You can see why the plant is so popular. It smothers itself in small, tubular flowers and it stands up to the heat as well.
Continued Below

The facts about this great little plant…
Native to the Hill Country and southwest into Mexico.
Grows in calcareous, rocky outcroppings.
Grows to 4 to 5 ft. tall and wide in South Texas; not that tall in North Texas where it frequently freezes to the ground and regrows from its roots (acting more like a perennial).
Root-hardy to Dallas/Fort Worth and the I-20 corridor and southward. May be lost in extreme winters toward the north end of its range.
Handles full Texas sun, heat and relatively dry conditions.
Blooms for many weeks in the summer.
Its small, tubular flowers are hummingbird magnets.

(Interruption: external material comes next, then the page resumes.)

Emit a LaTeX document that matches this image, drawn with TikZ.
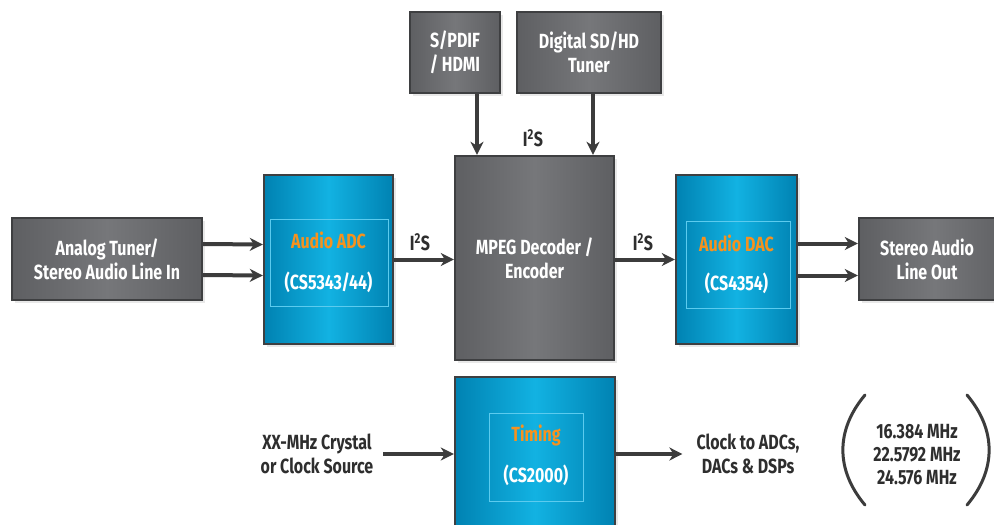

This is a clump of flame acanthus that I photographed in McKinney just a couple of weeks ago. It was too hot for butterflies or hummingbirds to be working the blooms while I was there, but I’ll bet they had been busy earlier in the morning. This plant is such a delight.

I’m a big fan of understated plants that do their jobs without calling out a lot of attention to themselves. Plants like Mexican heather and fall aster really excite me, and so does this one. It’s just a little shrub until it suddenly bursts into bloom – and then just look at what you have!